__Exercise details__. Repeat exactly the lines below from the line that contains "Generate a LaTeX" to the last line, inclusive, without the pictures.

__Supplied records__.

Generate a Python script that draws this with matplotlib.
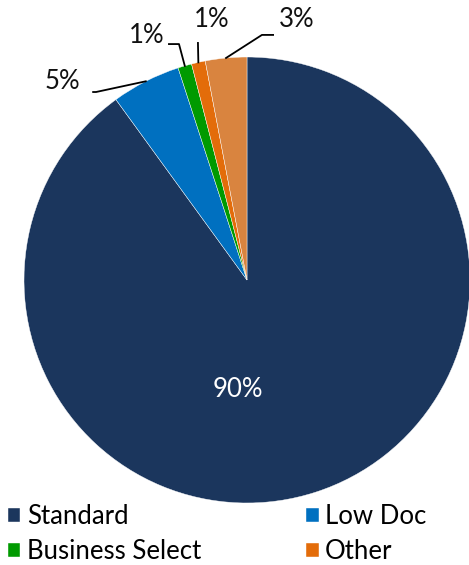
import matplotlib.pyplot as plt
import numpy as np

plt.rcParams['font.family'] = ['Lato', 'DejaVu Sans']

categories = ['Standard', 'Low Doc', 'Business Select', 'Other', '']
shares = [90, 5, 1, 1, 3]
colors = ['#1b365d', '#0070c0', '#009a00', '#e36c0a', '#d9843f']
legend_order = [0, 2, 1, 3]  # fill the two-column legend row by row

# outside label placement (text position, line bend points) per small slice
label_pos = {
    1: ((-0.83, 0.89), [(-0.69, 0.843), (-0.677, 0.843)]),
    2: ((-0.45, 1.095), [(-0.35, 1.058), (-0.305, 1.058)]),
    3: ((-0.16, 1.17), [(-0.22, 1.063)]),
    4: ((0.225, 1.17), [(0.117, 1.099), (0.067, 1.099)]),
}

W, H = 469, 565
fig = plt.figure(figsize=(W / 100, H / 100), dpi=100)
r_px = 223
cx, cy = 247, 280
ax = fig.add_axes([(cx - r_px) / W, (H - cy - r_px) / H, 2 * r_px / W, 2 * r_px / H])

wedges, _ = ax.pie(shares, colors=colors, startangle=90, counterclock=False,
                   radius=1, wedgeprops=dict(edgecolor='white', linewidth=0.3))
ax.set_xlim(-1, 1)
ax.set_ylim(-1, 1)
ax.set_aspect('equal')
ax.axis('off')
for w in wedges:
    w.set_clip_on(False)

fs = 18.5
ax.text(-0.04, -0.49, f'{shares[0]}%', color='white', fontsize=fs,
        ha='center', va='center')

for i, (txt, bends) in label_pos.items():
    w = wedges[i]
    mid = np.deg2rad((w.theta1 + w.theta2) / 2)
    edge = (np.cos(mid), np.sin(mid))
    pts = bends + [edge]
    ax.plot([p[0] for p in pts], [p[1] for p in pts], color='black',
            lw=1.3, clip_on=False)
    ax.text(txt[0], txt[1], f'{shares[i]}%', fontsize=fs, color='#111111',
            ha='center', va='center')

fig.legend([wedges[i] for i in legend_order],
           [categories[i] for i in legend_order], ncol=2,
           loc='upper left', bbox_to_anchor=(8 / W, 1 - 504 / H),
           frameon=False, prop=dict(size=fs),
           handlelength=0.48, handleheight=0.48,
           handletextpad=0.25, columnspacing=4.1, labelspacing=0.4,
           borderpad=0, borderaxespad=0)

fig.savefig('out.png', dpi=100)
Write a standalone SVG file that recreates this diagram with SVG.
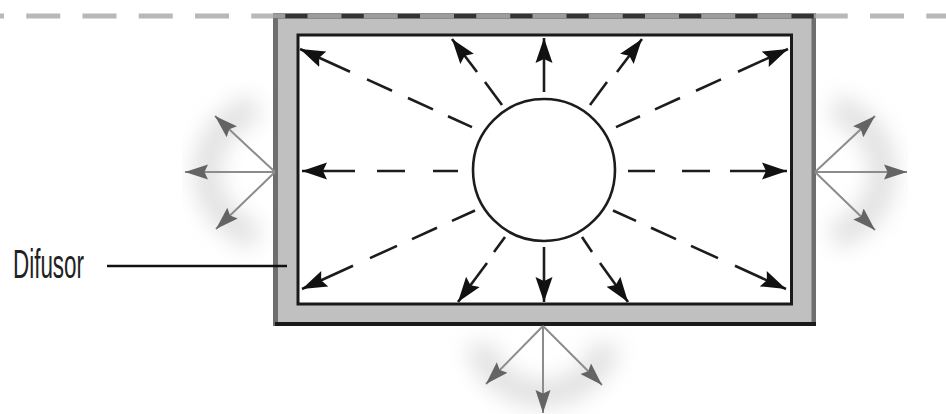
<svg xmlns="http://www.w3.org/2000/svg" width="946" height="414" viewBox="0 0 946 414">
<style>
.ray{stroke:#1c1c1c;stroke-width:2.6;fill:none;stroke-linecap:butt}
.arr{stroke:#1c1c1c;stroke-width:2.6;fill:none;marker-end:url(#ah)}
.sc{stroke:#8c8c8c;stroke-width:2;fill:none;marker-end:url(#ag)}
.glow{stroke:#8a8a8a;stroke-width:26;fill:none;opacity:0.26;filter:url(#blur)}
</style>
<defs>
<marker id="ah" viewBox="0 -10 26 20" refX="25" refY="0" markerWidth="26" markerHeight="20" markerUnits="userSpaceOnUse" orient="auto"><path d="M25,0 L0,-8.5 L4,0 L0,8.5 Z" fill="#111111"/></marker>
<marker id="ag" viewBox="0 -9 24 18" refX="23" refY="0" markerWidth="24" markerHeight="18" markerUnits="userSpaceOnUse" orient="auto"><path d="M23,0 L0,-7.5 L3.5,0 L0,7.5 Z" fill="#646464"/></marker>
<filter id="blur" x="-50%" y="-50%" width="200%" height="200%"><feGaussianBlur stdDeviation="11"/></filter>
</defs>
<rect width="946" height="414" fill="#ffffff"/>
<line x1="0" y1="16" x2="946" y2="16" stroke="#b8b8b8" stroke-width="5" stroke-dasharray="34 22.25" stroke-dashoffset="30"/>
<g id="glows">
<path class="glow" d="M257,108 A66,66 0 0 0 257,236"/>
<path class="glow" d="M833,108 A66,66 0 0 1 833,236"/>
<path class="glow" d="M479,344 A66,66 0 0 0 607,344"/>
</g>
<g id="box">
<rect x="273" y="13.5" width="543" height="312.5" fill="#c0c0c0"/>
<rect x="273" y="18" width="5" height="308" fill="#6e6e6e"/>
<rect x="811.5" y="18" width="4.5" height="308" fill="#6e6e6e"/>
<rect x="275" y="322" width="541" height="4" fill="#1a1a1a"/>
<rect x="273" y="13.5" width="543" height="5" fill="#333333"/>
<line x1="273" y1="16" x2="816" y2="16" stroke="#9c9c9c" stroke-width="5" stroke-dasharray="34 22.25" stroke-dashoffset="21.75"/>
<rect x="298" y="35" width="493.5" height="269" fill="#ffffff" stroke="#1a1a1a" stroke-width="3"/>
</g>
<g id="source">
<circle cx="544" cy="170" r="71" fill="#ffffff" stroke="#1c1c1c" stroke-width="2.6"/>
</g>
<g id="connectors">
<g id="rays">
<path class="ray" d="M458,171 H433 M405,171 H377"/>
<path class="arr" d="M355,171 H302"/>
<path class="ray" d="M628,171 H655 M682,171 H710"/>
<path class="arr" d="M730,171 H787"/>
<path class="arr" d="M544,92 V38"/>
<path class="arr" d="M544,247 V302"/>
<path class="ray" d="M472,127.1 L448,116.2 M433,109.4 L408,98 M392,90.8 L367,79.4"/>
<path class="arr" d="M350,71.7 L300,49"/>
<path class="ray" d="M616,127.1 L640,116.2 M655,109.4 L680,98 M696,90.8 L721,79.4"/>
<path class="arr" d="M738,71.7 L788,49"/>
<path class="ray" d="M475,210.5 L452,220.9 M437,227.7 L412,239.1 M397,245.9 L370,258.1"/>
<path class="arr" d="M353,265.8 L302,289"/>
<path class="ray" d="M613,210.5 L636,220.9 M651,227.7 L676,239.1 M691,245.9 L718,258.1"/>
<path class="arr" d="M735,265.8 L786,289"/>
<path class="ray" d="M502,105 L485,82"/>
<path class="arr" d="M477,72 L452,39"/>
<path class="ray" d="M590,105 L607,82"/>
<path class="arr" d="M617,72 L642,39"/>
<path class="ray" d="M505,237 L494,252"/>
<path class="arr" d="M487,263 L458,302"/>
<path class="ray" d="M582,237 L592,252"/>
<path class="arr" d="M600,263 L628,302"/>
</g>
<g id="scatter">
<path class="sc" d="M275,172 H185"/>
<path class="sc" d="M275,172 L215,116"/>
<path class="sc" d="M275,172 L216,229"/>
<path class="sc" d="M815,172 H907"/>
<path class="sc" d="M815,172 L875,116"/>
<path class="sc" d="M815,172 L875,230"/>
<path class="sc" d="M543,326 V413"/>
<path class="sc" d="M543,326 L486,384"/>
<path class="sc" d="M543,326 L602,385"/>
</g>
<line id="leader" x1="107" y1="266" x2="287" y2="266" stroke="#111111" stroke-width="2.5"/>
</g>
<g id="label">
<text x="13" y="278" font-family="'Liberation Sans', Arial, sans-serif" font-size="41" fill="#222222" textLength="71" lengthAdjust="spacingAndGlyphs">Difusor</text>
</g>
</svg>
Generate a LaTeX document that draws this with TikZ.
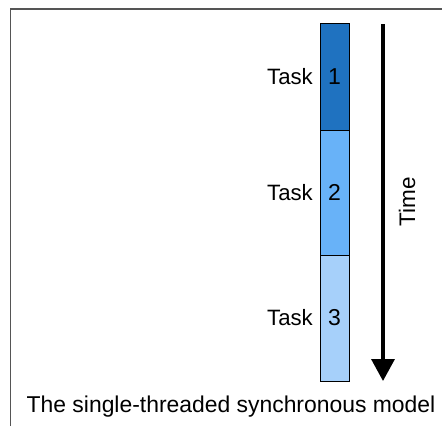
\documentclass[tikz,border=0pt]{standalone}
\usepackage{fontspec}
\setmainfont{Liberation Sans}
\usetikzlibrary{arrows.meta}
\definecolor{taskA}{RGB}{31,114,192}
\definecolor{taskB}{RGB}{104,178,248}
\definecolor{taskC}{RGB}{166,208,250}
\definecolor{framegray}{RGB}{85,85,85}
\tikzset{
  seg/.style={draw=black, line width=1pt, minimum width=29pt, inner sep=0pt, font=\fontsize{23}{27}\selectfont},
  tasklabel/.style={anchor=east, inner sep=0pt, font=\fontsize{22.2}{27}\selectfont},
  timearrow/.style={line width=3.5pt, -{Triangle[width=23pt,length=22pt]}},
}
\begin{document}
\begin{tikzpicture}[x=1pt,y=-1pt]
\useasboundingbox (0,0) rectangle (442,426);
\draw[framegray, line width=1.5pt] (10.5,426) -- (10.5,9) -- (442,9);
\node[seg, fill=taskA, minimum height=106.5pt] (t1) at (334.5,76.75) {1};
\node[seg, fill=taskB, minimum height=125pt] (t2) at (334.5,192.5) {2};
\node[seg, fill=taskC, minimum height=126pt] (t3) at (334.5,318) {3};
\node[tasklabel] (l1) at (313,76.75) {Task};
\node[tasklabel] (l2) at (313,192.5) {Task};
\node[tasklabel] (l3) at (313,318) {Task};
\coordinate (as) at (383,24);
\coordinate (ae) at (383,381);
\draw[timearrow] (as) -- (ae);
\node[rotate=90, inner sep=0pt, font=\fontsize{22.5}{27}\selectfont] (time) at (407,202) {Time};
\node[anchor=base, inner sep=0pt, font=\fontsize{22.9}{27}\selectfont] (cap) at (231,412) {The single-threaded synchronous model};
\end{tikzpicture}
\end{document}
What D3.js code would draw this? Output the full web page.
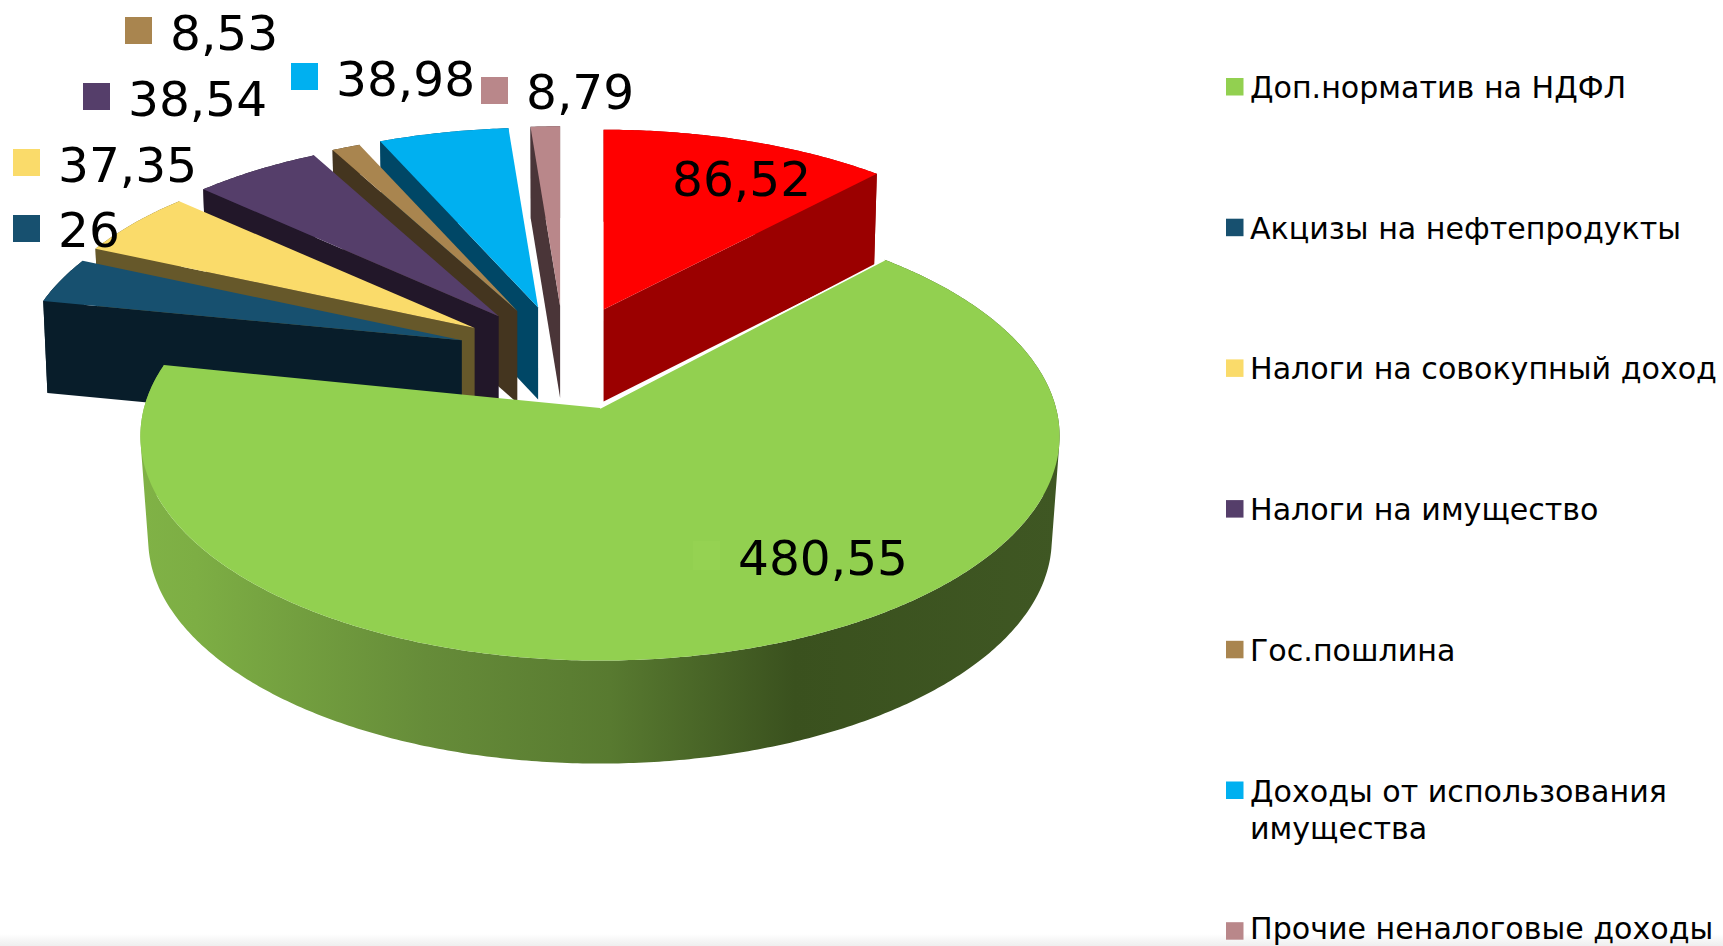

__Reply to the task__.
Generate a LaTeX document that draws this with TikZ.
\documentclass[tikz,border=0pt]{standalone}
\usepackage{fontspec}
\setmainfont{Liberation Sans}
\usetikzlibrary{arrows.meta}
\definecolor{taskA}{RGB}{31,114,192}
\definecolor{taskB}{RGB}{104,178,248}
\definecolor{taskC}{RGB}{166,208,250}
\definecolor{framegray}{RGB}{85,85,85}
\tikzset{
  seg/.style={draw=black, line width=1pt, minimum width=29pt, inner sep=0pt, font=\fontsize{23}{27}\selectfont},
  tasklabel/.style={anchor=east, inner sep=0pt, font=\fontsize{22.2}{27}\selectfont},
  timearrow/.style={line width=3.5pt, -{Triangle[width=23pt,length=22pt]}},
}
\begin{document}
\begin{tikzpicture}[x=1pt,y=-1pt]
\useasboundingbox (0,0) rectangle (442,426);
\draw[framegray, line width=1.5pt] (10.5,426) -- (10.5,9) -- (442,9);
\node[seg, fill=taskA, minimum height=106.5pt] (t1) at (334.5,76.75) {1};
\node[seg, fill=taskB, minimum height=125pt] (t2) at (334.5,192.5) {2};
\node[seg, fill=taskC, minimum height=126pt] (t3) at (334.5,318) {3};
\node[tasklabel] (l1) at (313,76.75) {Task};
\node[tasklabel] (l2) at (313,192.5) {Task};
\node[tasklabel] (l3) at (313,318) {Task};
\coordinate (as) at (383,24);
\coordinate (ae) at (383,381);
\draw[timearrow] (as) -- (ae);
\node[rotate=90, inner sep=0pt, font=\fontsize{22.5}{27}\selectfont] (time) at (407,202) {Time};
\node[anchor=base, inner sep=0pt, font=\fontsize{22.9}{27}\selectfont] (cap) at (231,412) {The single-threaded synchronous model};
\end{tikzpicture}
\end{document}
What D3.js code would draw this? Output the full web page.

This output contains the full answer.